Thursday, November 17, 2011

A different football scandal

If you're sick of the things coing on in college football in real life, perhaps you might like to reminisce about the days when everything, including college football, was simpler. And wouldn't you know that TCM is going to be showing such a movie. That film, Navy Blue and Gold, is airing tomorrow morning at 10:30 AM.

The movie is about three young men who all join the Naval Academy, become roommates together, and wind up on the football team together as well. Other than that, they come from different backgrounds. First is Roger (Robert Young), who is the sort of person who wants to coast through life, and thinks that being in the Naval Academy will allow him to find a good wife and retire well-off after doing his one hitch. That's clearly different from John (James Stewart), who is obviously from a more hardscrabble background, although we're not given the full details about that at first. Somewhere in the middle is the third guy, Dick (Tom Brown), who feels a sense of duty to his country even though he could live on easy street thanks to his parents (Samuel F. Hinds and Billie Burke). Dick has a pretty sister Pat (Florence Rice), and in one of the many clichés in this movie, you know that two guys are going to fight over her. (And you know those two guys are going to be the other roommates, Roger and John).

Having mentioned clichés, it's time to point out that this movie breaks no real new ground. There were a lot of college football-themed movies back in the 1930s and earlier, and even one, West Point, set against the backdrop of a service academy. The biggest of the clichés deals with the possible loss of the star player (Stewart) for the big game. John's background was tough largely because his father was drummed out of the navy, under circumstances that the navy itself has gotten totally wrong. When one of the instructors tells John's class the example of his father as one of how not to act in the navy, John stands up for his father, at which point we learn nobody at the academy knew of the father/son relationship.
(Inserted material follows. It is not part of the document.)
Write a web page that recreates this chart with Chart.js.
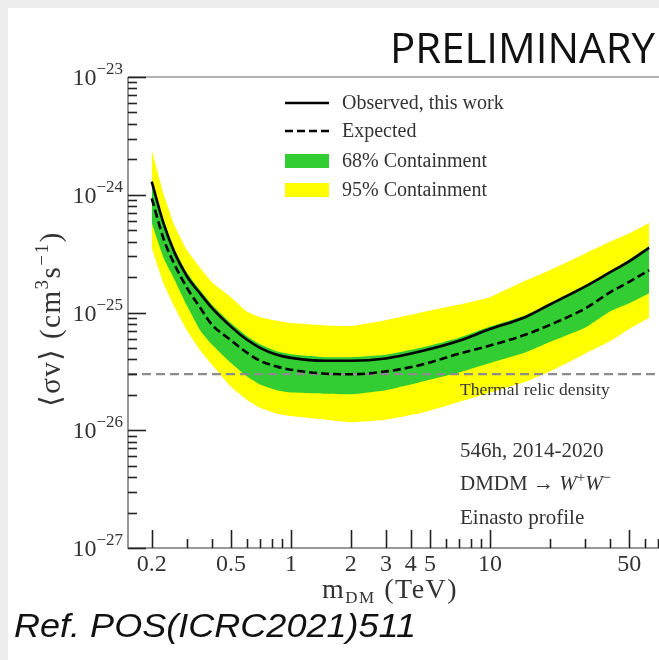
<!DOCTYPE html>
<html>
<head>
<meta charset="utf-8">
<script src="https://cdn.jsdelivr.net/npm/chart.js@4.4.1/dist/chart.umd.min.js"></script>
<style>
  html, body { margin: 0; padding: 0; background: #fff; }
  canvas { display: block; }
</style>
</head>
<body>
<canvas id="chart-limits" width="659" height="660"></canvas>
<script>
// DM mass grid (TeV)
const massTeV = [0.2, 0.23, 0.26, 0.3, 0.35, 0.4, 0.5, 0.6, 0.7, 0.85, 1, 1.5, 2, 3, 4.5, 7, 10, 15, 20, 30, 40, 50, 63];

// <sigma v> limits (cm^3 s^-1)
const observed = [1.29e-24, 5.62e-25, 3.24e-25, 2.04e-25, 1.45e-25, 1.10e-25, 7.59e-26, 5.89e-26, 5.01e-26, 4.37e-26, 4.12e-26, 3.89e-26, 3.89e-26, 4.07e-26, 4.68e-26, 5.75e-26, 7.24e-26, 9.12e-26, 1.17e-25, 1.66e-25, 2.19e-25, 2.72e-25, 3.55e-25];
const expected = [9.33e-25, 4.17e-25, 2.57e-25, 1.63e-25, 1.10e-25, 7.94e-26, 5.82e-26, 4.57e-26, 3.89e-26, 3.47e-26, 3.27e-26, 3.02e-26, 2.99e-26, 3.16e-26, 3.59e-26, 4.47e-26, 5.25e-26, 6.46e-26, 7.85e-26, 1.08e-25, 1.48e-25, 1.82e-25, 2.29e-25];
const band68Upper = [1.35e-24, 6.03e-25, 3.47e-25, 2.19e-25, 1.55e-25, 1.17e-25, 8.13e-26, 6.31e-26, 5.37e-26, 4.68e-26, 4.42e-26, 4.17e-26, 4.17e-26, 4.37e-26, 5.01e-26, 6.10e-26, 7.59e-26, 9.44e-26, 1.20e-25, 1.70e-25, 2.24e-25, 2.82e-25, 3.67e-25];
const band68Lower = [5.75e-25, 2.88e-25, 1.91e-25, 1.15e-25, 7.08e-26, 5.37e-26, 3.72e-26, 2.88e-26, 2.45e-26, 2.19e-26, 2.09e-26, 2.04e-26, 2.02e-26, 2.19e-26, 2.57e-26, 3.09e-26, 3.72e-26, 4.57e-26, 5.62e-26, 7.41e-26, 1.02e-25, 1.20e-25, 1.46e-25];
const band95Upper = [2.40e-24, 1.00e-24, 5.50e-25, 3.39e-25, 2.40e-25, 1.82e-25, 1.35e-25, 1.02e-25, 9.12e-26, 8.51e-26, 8.13e-26, 7.76e-26, 7.67e-26, 8.61e-26, 1.00e-25, 1.17e-25, 1.35e-25, 1.86e-25, 2.29e-25, 3.16e-25, 3.98e-25, 4.68e-25, 5.75e-25];
const band95Lower = [3.55e-25, 1.74e-25, 1.12e-25, 7.08e-26, 4.79e-26, 3.63e-26, 2.34e-26, 1.82e-26, 1.55e-26, 1.38e-26, 1.32e-26, 1.23e-26, 1.17e-26, 1.23e-26, 1.40e-26, 1.74e-26, 2.09e-26, 2.57e-26, 3.16e-26, 4.47e-26, 5.69e-26, 7.24e-26, 9.02e-26];
const thermalRelic = 3e-26;

// Axis ranges and ticks
const xRange = [0.152, 70.6];
const yRange = [1e-27, 1e-23];
const xMajorTicks = [0.2, 0.5, 1, 2, 3, 4, 5, 10, 50];
const xMinorTicks = [0.3, 0.4, 0.6, 0.7, 0.8, 0.9, 6, 7, 8, 9, 20, 30, 40, 60, 70];
const yDecades = [-27, -26, -25, -24, -23];

const legendLabels = ['Observed, this work', 'Expected', '68% Containment', '95% Containment'];

const SERIF = '"Liberation Serif", "DejaVu Serif", serif';
const colors = {
    green: '#32cd32',
    yellow: '#ffff00',
    relic: '#8c8c8c',
    text: '#333'
};

function toPoints(ys) {
    return massTeV.map((m, i) => ({ x: m, y: ys[i] }));
}

// Draw a run of text pieces (for super/subscripts), returns end x
function drawRuns(ctx, runs, x, y) {
    runs.forEach(r => {
        ctx.font = r.font;
        ctx.fillText(r.text, x, y + (r.dy || 0));
        x += ctx.measureText(r.text).width;
    });
    return x;
}

function measureRuns(ctx, runs) {
    let w = 0;
    runs.forEach(r => {
        ctx.font = r.font;
        w += ctx.measureText(r.text).width;
    });
    return w;
}

// Slide background: light grey frame on top and left
const paperPlugin = {
    id: 'paper',
    beforeDraw(chart) {
        const ctx = chart.ctx;
        ctx.save();
        ctx.fillStyle = '#fff';
        ctx.fillRect(0, 0, chart.width, chart.height);
        ctx.fillStyle = '#ededed';
        ctx.fillRect(0, 0, chart.width, 8);
        ctx.fillRect(0, 0, 8, chart.height);
        ctx.restore();
    }
};

// Axes with inward ticks, drawn from the chart's scales
const axesPlugin = {
    id: 'axesDecor',
    afterDatasetsDraw(chart) {
        const { ctx, chartArea: area, scales: { x, y } } = chart;
        ctx.save();

        // Frame lines
        ctx.lineWidth = 1.5;
        ctx.strokeStyle = '#9a9a9a';
        ctx.beginPath();
        ctx.moveTo(area.left, area.top);
        ctx.lineTo(area.right, area.top);
        ctx.stroke();
        ctx.strokeStyle = '#777';
        ctx.beginPath();
        ctx.moveTo(area.left, area.top);
        ctx.lineTo(area.left, area.bottom);
        ctx.lineTo(area.right, area.bottom);
        ctx.stroke();

        // Y ticks (major + minor)
        ctx.strokeStyle = '#222';
        ctx.lineWidth = 1.6;
        yDecades.forEach(d => {
            for (let k = 1; k <= 9; k++) {
                const v = k * Math.pow(10, d);
                if (v > yRange[1] * 1.0001) break;
                const py = Math.round(y.getPixelForValue(v)) + 0.5;
                const len = k === 1 ? 18 : 9;
                ctx.beginPath();
                ctx.moveTo(area.left, py);
                ctx.lineTo(area.left + len, py);
                ctx.stroke();
            }
        });

        // X ticks
        const xTick = (v, len) => {
            const px = Math.round(x.getPixelForValue(v)) + 0.5;
            ctx.beginPath();
            ctx.moveTo(px, area.bottom);
            ctx.lineTo(px, area.bottom - len);
            ctx.stroke();
        };
        xMajorTicks.forEach(v => xTick(v, 18));
        xMinorTicks.forEach(v => xTick(v, 9));

        // Y tick labels: 10^d
        ctx.fillStyle = colors.text;
        ctx.textAlign = 'left';
        ctx.textBaseline = 'alphabetic';
        yDecades.forEach(d => {
            const py = y.getPixelForValue(Math.pow(10, d));
            const runs = [
                { text: '10', font: `24px ${SERIF}` },
                { text: '\u2212' + Math.abs(d), font: `17px ${SERIF}`, dy: -11 }
            ];
            const w = measureRuns(ctx, runs);
            drawRuns(ctx, runs, 123 - w, py + 8);
        });

        // X tick labels
        ctx.textAlign = 'center';
        ctx.font = `24px ${SERIF}`;
        xMajorTicks.forEach(v => {
            ctx.fillText(String(v), x.getPixelForValue(v), area.bottom + 23);
        });

        ctx.restore();
    }
};

// Titles, legend and notes
const textPlugin = {
    id: 'textDecor',
    afterDraw(chart) {
        const ctx = chart.ctx;
        const ds = chart.data.datasets;
        ctx.save();
        ctx.fillStyle = colors.text;
        ctx.textAlign = 'left';
        ctx.textBaseline = 'alphabetic';

        // X axis title
        ctx.letterSpacing = '1.5px';
        drawRuns(ctx, [
            { text: 'm', font: `28px ${SERIF}` },
            { text: 'DM', font: `17px ${SERIF}`, dy: 5 },
            { text: ' (TeV)', font: `28px ${SERIF}` }
        ], 322, 598);

        // Y axis title (rotated)
        const yRuns = [
            { text: '\u27E8\u03C3v\u27E9 (cm', font: `29px ${SERIF}` },
            { text: '3', font: `19px ${SERIF}`, dy: -12 },
            { text: 's', font: `29px ${SERIF}` },
            { text: '\u22121', font: `19px ${SERIF}`, dy: -12 },
            { text: ')', font: `29px ${SERIF}` }
        ];
        ctx.save();
        ctx.translate(60, 319);
        ctx.rotate(-Math.PI / 2);
        drawRuns(ctx, yRuns, -measureRuns(ctx, yRuns) / 2, 0);
        ctx.restore();
        ctx.letterSpacing = '0px';

        // Legend
        const rows = [
            { ds: ds[0], y: 103, kind: 'line' },
            { ds: ds[1], y: 131, kind: 'line' },
            { ds: ds[3], y: 161, kind: 'box' },
            { ds: ds[5], y: 190, kind: 'box' }
        ];
        rows.forEach((row, i) => {
            if (row.kind === 'line') {
                ctx.strokeStyle = row.ds.borderColor;
                ctx.lineWidth = row.ds.borderWidth;
                ctx.setLineDash(row.ds.borderDash || []);
                ctx.beginPath();
                ctx.moveTo(285, row.y);
                ctx.lineTo(329, row.y);
                ctx.stroke();
                ctx.setLineDash([]);
            } else {
                ctx.fillStyle = row.ds.backgroundColor;
                ctx.fillRect(285, row.y - 7, 44, 14);
            }
            ctx.fillStyle = colors.text;
            ctx.font = `20px ${SERIF}`;
            ctx.fillText(legendLabels[i], 342, row.y + 6);
        });

        // Notes
        ctx.font = `17.5px ${SERIF}`;
        ctx.fillText('Thermal relic density', 460, 395);
        ctx.font = `21px ${SERIF}`;
        ctx.fillText('546h, 2014-2020', 460, 457);
        drawRuns(ctx, [
            { text: 'DMDM \u2192 ', font: `21px ${SERIF}` },
            { text: 'W', font: `italic 21px ${SERIF}` },
            { text: '+', font: `15px ${SERIF}`, dy: -8 },
            { text: 'W', font: `italic 21px ${SERIF}` },
            { text: '\u2212', font: `15px ${SERIF}`, dy: -8 }
        ], 460, 490);
        ctx.font = `21px ${SERIF}`;
        ctx.fillText('Einasto profile', 460, 524);

        // Slide labels
        ctx.fillStyle = '#111';
        ctx.font = '42px "Open Sans", "Liberation Sans", sans-serif';
        let w = ctx.measureText('PRELIMINARY').width;
        ctx.save();
        ctx.translate(390, 63);
        ctx.scale(265 / w, 1);
        ctx.fillText('PRELIMINARY', 0, 0);
        ctx.restore();

        ctx.font = 'italic 34px "Liberation Sans", Arial, sans-serif';
        w = ctx.measureText('Ref. POS(ICRC2021)511').width;
        ctx.save();
        ctx.translate(14, 637);
        ctx.scale(402 / w, 1);
        ctx.fillText('Ref. POS(ICRC2021)511', 0, 0);
        ctx.restore();

        ctx.restore();
    }
};

const ctx = document.getElementById('chart-limits').getContext('2d');

new Chart(ctx, {
    type: 'line',
    data: {
        datasets: [
            {
                label: legendLabels[0],
                data: toPoints(observed),
                borderColor: '#000',
                borderWidth: 2.6,
                cubicInterpolationMode: 'monotone',
                fill: false
            },
            {
                label: legendLabels[1],
                data: toPoints(expected),
                borderColor: '#000',
                borderWidth: 2.6,
                borderDash: [8, 4],
                cubicInterpolationMode: 'monotone',
                fill: false
            },
            {
                label: 'Thermal relic density',
                data: [{ x: xRange[0], y: thermalRelic }, { x: xRange[1], y: thermalRelic }],
                borderColor: colors.relic,
                borderWidth: 2.2,
                borderDash: [9, 5],
                fill: false
            },
            {
                label: legendLabels[2],
                data: toPoints(band68Upper),
                borderWidth: 0,
                borderColor: colors.green,
                backgroundColor: colors.green,
                tension: 0.15,
                fill: '+1'
            },
            {
                label: '68% lower',
                data: toPoints(band68Lower),
                borderWidth: 0,
                borderColor: colors.green,
                tension: 0.15,
                fill: false
            },
            {
                label: legendLabels[3],
                data: toPoints(band95Upper),
                borderWidth: 0,
                borderColor: colors.yellow,
                backgroundColor: colors.yellow,
                tension: 0.1,
                fill: '+1'
            },
            {
                label: '95% lower',
                data: toPoints(band95Lower),
                borderWidth: 0,
                borderColor: colors.yellow,
                tension: 0.1,
                fill: false
            }
        ]
    },
    options: {
        responsive: false,
        animation: false,
        devicePixelRatio: 1,
        layout: { padding: { left: 128, top: 77, right: 0, bottom: 112 } },
        elements: { point: { radius: 0 } },
        plugins: {
            legend: { display: false },
            tooltip: { enabled: false }
        },
        scales: {
            x: { type: 'logarithmic', min: xRange[0], max: xRange[1], bounds: 'data', display: false },
            y: { type: 'logarithmic', min: yRange[0], max: yRange[1], display: false }
        }
    },
    plugins: [paperPlugin, axesPlugin, textPlugin]
});
</script>
</body>
</html>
And John, having disguised his identity, has probably violated the honor code, which could get him expelled just in time for the big game against Army....

Speaking of that big game, we've got one man who is really looking forward to it: Lionel Barrymore, who has a smallish role as the oldest living alumnus of the Naval Academy, and a starter on Navy's first football team. (Yeah, right.) Just before the big game, he falls ill and winds up in the infirmary. Will the team be able to win for him?

All in all, Navy Blue and Gold is the sort of movie that should get panned as being trite and mawkish. And yet, it works, largely because of James Stewart's acting ability. He was always good at playing the conflicted but ultimately good sort of character that he has here, even though this time it's early in his career. Unfortunately, Navy Blue and Gold doesn't seem to have gotten a DVD release yet.